La semaine précédente, le professeur avait d'abord lu un extrait des Contes d'Audrey Anne aux enfants. Ils ont commencé par poser une série de questions suscitées par la lecture et sont arrivés à un consensus sur l'une d'entre elles. Voici quelques extraits :
- Le professeur : Il y a un moment, Kim a parlé de l'aile déchirée. Finalement, on a réalisé que dans le titre du conte, c'est le papillon qui est blessé. Est-ce que c'est la même chose, les enfants?
- Thomas : L'aile est déchirée, ce n'est pas pareil qu'être blessé.
- Le professeur : Peux-tu préciser ta pensée avec un exemple?
- Thomas : Déchirer, c'est comme avec du papier.
- Paula : C'est comme déchirer un kleenex.
- André : Les ailes d'un papillon, c'est comme un kleenex?
- Thomas : Non!
- André : Elles sont fragiles?
- Thomas : Les ailes d'un papillon sont encore plus fragiles qu'un kleenex.
- André : Certains papillons ont des ailes comme des fleurs.
- Thomas : Des fois, les gens attrapent les papillons et des fois ça se déchire car c'est trop délicat.
- Le professeur : Pouvez-vous expliquer la différence entre déchirer et être blessé?
- Thomas : Être blessé c'est comme avoir mal, et déchirer c'est comme déchirer du papier.
- Le professeur : On peut déchirer du papier, peut-on déchirer le mur de la classe?
- Paula et Yvon : Non.
- Le professeur : Pourquoi pas?
- Yvon : On ne peut pas car c'est très dur. Ça peut casser quelquefois.
- Le professeur : Est-ce qu'on peut blesser un mur?
- Les enfants à l'unisson : Non!
- Le professeur : Non? Pourquoi non?
- André : Parce qu'il n'y a pas de sang, il n'y a pas d'os, pas d'yeux ni de pieds.
- Josiane : Il n'a pas de coeur.
Bien que cette discussion ne montre pas de profonde réflexion philosophique, ni de déclaration remarquable ou d'argumentation critique frappante, on peut la considérer intéressante par l'exploration conceptuelle réalisée par ces enfants d'immigrés qui n'ont pas la franche maîtrise de la langue officielle. Dans ce cas, la méthode devient un outil d'apprentissage des objets et de soi-même. En fait, elle contribue au développement d'une pensée supérieure. En effet, les enfants :
- différencient les concepts (déchirer, casser, blesser);
- donnent des exemples (déchirer du papier ou un kleenex);
- questionnent la pertinence des remarques de leurs camarades (les ailes du papillon sont comme des kleenex?);
- comparent (les ailes du papillon sont même plus fragiles que le kleenex);
- font des analogies (les ailes sont comme des fleurs);
- sont sensibles au contexte (Les gens attrapent quelquefois des papillons qui se déchirent car ils sont trop fragiles);
- justifient leurs remarques (Ils se déchirent car ils sont très fragiles; vous ne pouvez jamais les déchirer car il n'y a pas de sang, d'os...);
- développent des critères (fragile, dur, sang, os, yeux, pieds, coeur).
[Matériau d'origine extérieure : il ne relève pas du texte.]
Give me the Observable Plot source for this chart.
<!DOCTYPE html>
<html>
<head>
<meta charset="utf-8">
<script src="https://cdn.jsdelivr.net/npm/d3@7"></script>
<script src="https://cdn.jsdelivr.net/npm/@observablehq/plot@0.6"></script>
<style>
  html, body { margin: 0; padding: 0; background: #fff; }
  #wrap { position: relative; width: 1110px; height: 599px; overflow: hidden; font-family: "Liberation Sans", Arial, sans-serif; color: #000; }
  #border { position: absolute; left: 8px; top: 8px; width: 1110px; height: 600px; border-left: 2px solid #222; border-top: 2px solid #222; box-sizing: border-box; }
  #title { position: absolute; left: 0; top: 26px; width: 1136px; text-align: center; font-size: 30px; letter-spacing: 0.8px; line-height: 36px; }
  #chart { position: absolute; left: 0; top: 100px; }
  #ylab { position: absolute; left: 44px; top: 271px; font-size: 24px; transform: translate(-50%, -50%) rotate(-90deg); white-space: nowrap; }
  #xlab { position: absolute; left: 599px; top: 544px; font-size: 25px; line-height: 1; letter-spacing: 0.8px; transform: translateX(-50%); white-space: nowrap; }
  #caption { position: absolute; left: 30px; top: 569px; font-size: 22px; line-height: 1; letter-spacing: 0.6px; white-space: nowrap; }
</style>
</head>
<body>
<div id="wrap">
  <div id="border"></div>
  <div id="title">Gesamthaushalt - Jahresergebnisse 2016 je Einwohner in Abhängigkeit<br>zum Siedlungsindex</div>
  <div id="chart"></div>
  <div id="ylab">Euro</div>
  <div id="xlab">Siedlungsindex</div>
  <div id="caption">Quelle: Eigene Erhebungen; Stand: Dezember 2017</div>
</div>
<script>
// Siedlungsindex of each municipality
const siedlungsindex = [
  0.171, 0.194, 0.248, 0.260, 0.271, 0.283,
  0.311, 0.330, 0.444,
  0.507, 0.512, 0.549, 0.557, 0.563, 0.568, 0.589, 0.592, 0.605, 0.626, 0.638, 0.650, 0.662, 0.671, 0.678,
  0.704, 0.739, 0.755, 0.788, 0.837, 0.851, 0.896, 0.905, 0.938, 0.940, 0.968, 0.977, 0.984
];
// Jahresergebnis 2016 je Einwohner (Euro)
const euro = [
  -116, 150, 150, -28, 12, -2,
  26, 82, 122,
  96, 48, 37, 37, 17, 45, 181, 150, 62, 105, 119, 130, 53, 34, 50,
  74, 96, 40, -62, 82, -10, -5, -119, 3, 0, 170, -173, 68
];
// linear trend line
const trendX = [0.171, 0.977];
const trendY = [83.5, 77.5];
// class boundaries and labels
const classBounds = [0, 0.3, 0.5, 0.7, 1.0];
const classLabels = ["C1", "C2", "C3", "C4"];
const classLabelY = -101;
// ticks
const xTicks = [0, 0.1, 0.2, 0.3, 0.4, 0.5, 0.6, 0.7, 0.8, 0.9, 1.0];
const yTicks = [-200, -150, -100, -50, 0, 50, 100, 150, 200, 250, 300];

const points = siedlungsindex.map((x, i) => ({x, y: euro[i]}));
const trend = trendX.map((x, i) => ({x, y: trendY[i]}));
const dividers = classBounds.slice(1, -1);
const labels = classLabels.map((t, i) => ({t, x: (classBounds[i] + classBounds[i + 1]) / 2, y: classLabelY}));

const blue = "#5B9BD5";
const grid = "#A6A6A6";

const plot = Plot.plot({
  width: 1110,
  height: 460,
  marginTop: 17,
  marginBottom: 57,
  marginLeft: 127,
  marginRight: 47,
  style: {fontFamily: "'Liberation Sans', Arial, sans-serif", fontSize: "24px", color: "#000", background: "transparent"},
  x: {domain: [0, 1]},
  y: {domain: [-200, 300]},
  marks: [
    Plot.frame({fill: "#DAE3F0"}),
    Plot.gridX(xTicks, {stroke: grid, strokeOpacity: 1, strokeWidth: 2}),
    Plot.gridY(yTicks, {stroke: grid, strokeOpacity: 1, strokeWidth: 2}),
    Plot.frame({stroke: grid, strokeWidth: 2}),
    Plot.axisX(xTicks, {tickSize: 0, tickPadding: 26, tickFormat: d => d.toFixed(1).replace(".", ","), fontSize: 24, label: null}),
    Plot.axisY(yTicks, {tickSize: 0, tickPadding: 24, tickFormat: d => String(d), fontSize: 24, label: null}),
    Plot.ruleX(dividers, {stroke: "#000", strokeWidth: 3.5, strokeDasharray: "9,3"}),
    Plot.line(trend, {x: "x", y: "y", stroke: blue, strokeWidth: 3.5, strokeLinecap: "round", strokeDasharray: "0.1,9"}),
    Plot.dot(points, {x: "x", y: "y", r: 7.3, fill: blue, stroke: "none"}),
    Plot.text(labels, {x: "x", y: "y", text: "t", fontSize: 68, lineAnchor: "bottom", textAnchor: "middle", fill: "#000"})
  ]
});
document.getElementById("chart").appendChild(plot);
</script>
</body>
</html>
Cette pratique semble avoir un impact positif au niveau social. En fait, les enfants s'écoutent les uns les autres, construisent leurs idées avec les interventions de leurs camarades et se respectent mutuellement.
En bref, une communauté de recherche semble s'être créée :
- ils ne ridiculisent pas les remarques des autres, mais les questionnent (ailes des papillons sont comme des kleenex?);
- ils se parlent et s'interrogent (l'aile est fragile?);
- ils complètent les idées ébauchées par d'autres (il n'a pas de sang... Pas de coeur).
Est-ce que les réflexions et discussions des enfants - des ailes déchirées d'un papillon, par exemple - peuvent leur faire prendre conscience de la violence et éventuellement la prévenir? Nous le pensons.
D'un côté, cette première contribution de la philosophie pour enfants consiste à stimuler l'apprentissage de la parole : commencer à utiliser les mots corrects, clarifier, qualifier, questionner, comparer, etc. C'est le langage qui structure la personne, qui crée identité et culture. La méthode stimule et clarifie la pensée, procure les opportunités de comprendre les concepts, en approfondissant la pensée et en la rendant plus complexe. En particulier, la réflexion et l'échange entre eux provoquent des conflits cognitifs qui constituent la première étape vers la réflexion critique.
D'un autre côté, nous croyons (Vygotsky assure que le concept est impossible sans les mots) que si les enfants - après le conte philosophique - explorent physiquement puis verbalement leur corps, parlent de violence et de douleur, les concepts prennent forme dans leur esprit ainsi que la conscience de leur identité et de leurs droits, la conscience de ce qui est violent et ne l'est pas, de ce qui est acceptable ou non.
À cette étape, les expériences en France et Québec des Contes d'Audrey Anne ne sont pas décisives quant au développement de la conscience du corps, de la violence et sa prévention. Cependant, elles semblent suffisamment éloquentes pour nous permettre d'affirmer que l'expérience philosophique de questionnement collectif peut être l'endroit privilégié pour stimuler le développement de la parole et de la pensée chez des enfants en apprentissage du langage. C'est le lieu idéal pour enrichir la conscience grâce à l'écoute et au respect, pour créer la conscience du corps et de son intimité, pour explorer les outils cognitifs et argumentaires (par le biais du dialogue philosophique).